Where tattoo illustration sits now
Tattoo art is now indisputably part of the conversation about contemporary illustration and visual art. The museum exhibitions, the auction appearances, the critical literature — these are the external validations that confirm what practitioners have known for decades: that tattooing is a serious visual art form with a rich history and a sophisticated present.
The practice is also, simultaneously, more mainstream and more specialised than it has ever been. More people have tattoos than at any previous point in history. The social stigma that once attached to tattooing in many Western contexts has largely dissipated.

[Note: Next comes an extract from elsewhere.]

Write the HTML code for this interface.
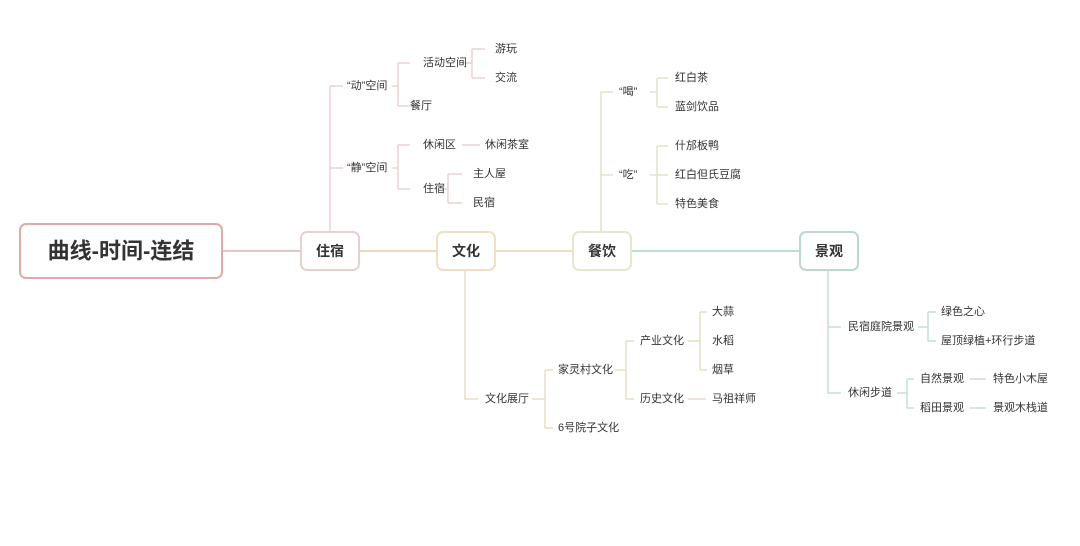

The practice is genuinely pluralistic in its demographics in a way it was not a generation ago.
At the same time, the most ambitious practitioners are working at a level of technical and conceptual sophistication that would have been difficult to imagine even twenty years ago. The combination of traditional craft knowledge, contemporary illustration sensibility, and the global exchange of technique and influence that social media enables has produced a moment in which the practice is simultaneously the most popular and the most refined it has ever been.
The illustrator behind the ink is now, finally, being seen as an illustrator. The work on skin is being read as the visual art it always was. That recognition was slow in coming. It turns out to have been worth waiting for.